>>
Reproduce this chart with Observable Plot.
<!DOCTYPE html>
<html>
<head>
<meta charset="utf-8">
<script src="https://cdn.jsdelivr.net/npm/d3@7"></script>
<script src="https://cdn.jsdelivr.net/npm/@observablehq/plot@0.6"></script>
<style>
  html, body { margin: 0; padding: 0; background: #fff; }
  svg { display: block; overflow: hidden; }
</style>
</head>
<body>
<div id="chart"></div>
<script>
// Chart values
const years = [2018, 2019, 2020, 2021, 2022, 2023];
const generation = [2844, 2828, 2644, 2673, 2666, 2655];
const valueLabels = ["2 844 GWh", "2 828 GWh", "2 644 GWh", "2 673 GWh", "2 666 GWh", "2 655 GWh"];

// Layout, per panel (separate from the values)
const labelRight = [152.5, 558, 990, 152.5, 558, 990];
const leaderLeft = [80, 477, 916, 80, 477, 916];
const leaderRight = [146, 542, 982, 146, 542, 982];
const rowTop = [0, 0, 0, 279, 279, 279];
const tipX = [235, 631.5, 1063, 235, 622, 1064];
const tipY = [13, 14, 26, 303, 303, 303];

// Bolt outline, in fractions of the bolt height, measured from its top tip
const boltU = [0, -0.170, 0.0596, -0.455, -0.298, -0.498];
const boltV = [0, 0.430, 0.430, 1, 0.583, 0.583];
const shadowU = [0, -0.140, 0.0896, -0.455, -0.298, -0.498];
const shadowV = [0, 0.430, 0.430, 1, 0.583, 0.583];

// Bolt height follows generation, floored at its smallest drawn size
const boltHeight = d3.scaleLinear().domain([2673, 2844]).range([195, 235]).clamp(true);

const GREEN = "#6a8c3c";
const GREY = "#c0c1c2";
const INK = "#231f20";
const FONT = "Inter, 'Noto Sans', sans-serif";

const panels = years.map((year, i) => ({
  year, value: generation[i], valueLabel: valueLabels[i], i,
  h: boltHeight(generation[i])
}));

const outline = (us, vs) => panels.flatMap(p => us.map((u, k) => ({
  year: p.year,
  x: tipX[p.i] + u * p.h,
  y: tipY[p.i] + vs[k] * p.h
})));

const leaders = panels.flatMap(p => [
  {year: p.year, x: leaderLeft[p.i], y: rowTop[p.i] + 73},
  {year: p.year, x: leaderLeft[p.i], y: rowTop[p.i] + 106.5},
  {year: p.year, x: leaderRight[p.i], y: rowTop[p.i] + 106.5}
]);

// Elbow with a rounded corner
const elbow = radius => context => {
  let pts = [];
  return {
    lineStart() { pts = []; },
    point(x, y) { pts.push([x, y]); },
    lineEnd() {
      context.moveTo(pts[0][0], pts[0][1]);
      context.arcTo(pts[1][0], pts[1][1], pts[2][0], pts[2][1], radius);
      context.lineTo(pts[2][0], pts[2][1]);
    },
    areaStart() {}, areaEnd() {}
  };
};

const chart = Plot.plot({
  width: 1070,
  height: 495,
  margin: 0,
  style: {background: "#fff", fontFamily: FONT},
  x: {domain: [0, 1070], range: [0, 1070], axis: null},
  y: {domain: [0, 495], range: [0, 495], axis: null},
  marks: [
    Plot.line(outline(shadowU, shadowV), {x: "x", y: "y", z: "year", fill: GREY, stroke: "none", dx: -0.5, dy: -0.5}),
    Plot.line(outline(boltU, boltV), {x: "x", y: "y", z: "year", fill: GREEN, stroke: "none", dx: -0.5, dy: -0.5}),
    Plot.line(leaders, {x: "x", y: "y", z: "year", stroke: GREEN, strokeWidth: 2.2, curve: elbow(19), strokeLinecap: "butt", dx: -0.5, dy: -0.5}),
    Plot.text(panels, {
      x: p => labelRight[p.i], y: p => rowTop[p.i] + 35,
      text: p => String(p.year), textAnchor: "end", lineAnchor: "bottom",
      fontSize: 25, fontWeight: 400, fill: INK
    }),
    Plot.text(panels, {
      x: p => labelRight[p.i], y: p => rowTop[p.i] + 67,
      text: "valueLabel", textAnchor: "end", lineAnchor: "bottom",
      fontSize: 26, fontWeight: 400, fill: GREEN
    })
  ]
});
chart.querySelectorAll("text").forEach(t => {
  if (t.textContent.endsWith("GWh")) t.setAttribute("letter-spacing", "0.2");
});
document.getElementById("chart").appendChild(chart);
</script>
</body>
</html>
<<
* **TASK PROMPT**:
Return all of the data exactly as it reads.

* **IN RESPONSE**:
Reproduce this chart with Observable Plot.
<!DOCTYPE html>
<html>
<head>
<meta charset="utf-8">
<script src="https://cdn.jsdelivr.net/npm/d3@7"></script>
<script src="https://cdn.jsdelivr.net/npm/@observablehq/plot@0.6"></script>
<style>
  html, body { margin: 0; padding: 0; background: #fff; }
  svg { display: block; overflow: hidden; }
</style>
</head>
<body>
<div id="chart"></div>
<script>
// Chart values
const years = [2018, 2019, 2020, 2021, 2022, 2023];
const generation = [2844, 2828, 2644, 2673, 2666, 2655];
const valueLabels = ["2 844 GWh", "2 828 GWh", "2 644 GWh", "2 673 GWh", "2 666 GWh", "2 655 GWh"];

// Layout, per panel (separate from the values)
const labelRight = [152.5, 558, 990, 152.5, 558, 990];
const leaderLeft = [80, 477, 916, 80, 477, 916];
const leaderRight = [146, 542, 982, 146, 542, 982];
const rowTop = [0, 0, 0, 279, 279, 279];
const tipX = [235, 631.5, 1063, 235, 622, 1064];
const tipY = [13, 14, 26, 303, 303, 303];

// Bolt outline, in fractions of the bolt height, measured from its top tip
const boltU = [0, -0.170, 0.0596, -0.455, -0.298, -0.498];
const boltV = [0, 0.430, 0.430, 1, 0.583, 0.583];
const shadowU = [0, -0.140, 0.0896, -0.455, -0.298, -0.498];
const shadowV = [0, 0.430, 0.430, 1, 0.583, 0.583];

// Bolt height follows generation, floored at its smallest drawn size
const boltHeight = d3.scaleLinear().domain([2673, 2844]).range([195, 235]).clamp(true);

const GREEN = "#6a8c3c";
const GREY = "#c0c1c2";
const INK = "#231f20";
const FONT = "Inter, 'Noto Sans', sans-serif";

const panels = years.map((year, i) => ({
  year, value: generation[i], valueLabel: valueLabels[i], i,
  h: boltHeight(generation[i])
}));

const outline = (us, vs) => panels.flatMap(p => us.map((u, k) => ({
  year: p.year,
  x: tipX[p.i] + u * p.h,
  y: tipY[p.i] + vs[k] * p.h
})));

const leaders = panels.flatMap(p => [
  {year: p.year, x: leaderLeft[p.i], y: rowTop[p.i] + 73},
  {year: p.year, x: leaderLeft[p.i], y: rowTop[p.i] + 106.5},
  {year: p.year, x: leaderRight[p.i], y: rowTop[p.i] + 106.5}
]);

// Elbow with a rounded corner
const elbow = radius => context => {
  let pts = [];
  return {
    lineStart() { pts = []; },
    point(x, y) { pts.push([x, y]); },
    lineEnd() {
      context.moveTo(pts[0][0], pts[0][1]);
      context.arcTo(pts[1][0], pts[1][1], pts[2][0], pts[2][1], radius);
      context.lineTo(pts[2][0], pts[2][1]);
    },
    areaStart() {}, areaEnd() {}
  };
};

const chart = Plot.plot({
  width: 1070,
  height: 495,
  margin: 0,
  style: {background: "#fff", fontFamily: FONT},
  x: {domain: [0, 1070], range: [0, 1070], axis: null},
  y: {domain: [0, 495], range: [0, 495], axis: null},
  marks: [
    Plot.line(outline(shadowU, shadowV), {x: "x", y: "y", z: "year", fill: GREY, stroke: "none", dx: -0.5, dy: -0.5}),
    Plot.line(outline(boltU, boltV), {x: "x", y: "y", z: "year", fill: GREEN, stroke: "none", dx: -0.5, dy: -0.5}),
    Plot.line(leaders, {x: "x", y: "y", z: "year", stroke: GREEN, strokeWidth: 2.2, curve: elbow(19), strokeLinecap: "butt", dx: -0.5, dy: -0.5}),
    Plot.text(panels, {
      x: p => labelRight[p.i], y: p => rowTop[p.i] + 35,
      text: p => String(p.year), textAnchor: "end", lineAnchor: "bottom",
      fontSize: 25, fontWeight: 400, fill: INK
    }),
    Plot.text(panels, {
      x: p => labelRight[p.i], y: p => rowTop[p.i] + 67,
      text: "valueLabel", textAnchor: "end", lineAnchor: "bottom",
      fontSize: 26, fontWeight: 400, fill: GREEN
    })
  ]
});
chart.querySelectorAll("text").forEach(t => {
  if (t.textContent.endsWith("GWh")) t.setAttribute("letter-spacing", "0.2");
});
document.getElementById("chart").appendChild(chart);
</script>
</body>
</html>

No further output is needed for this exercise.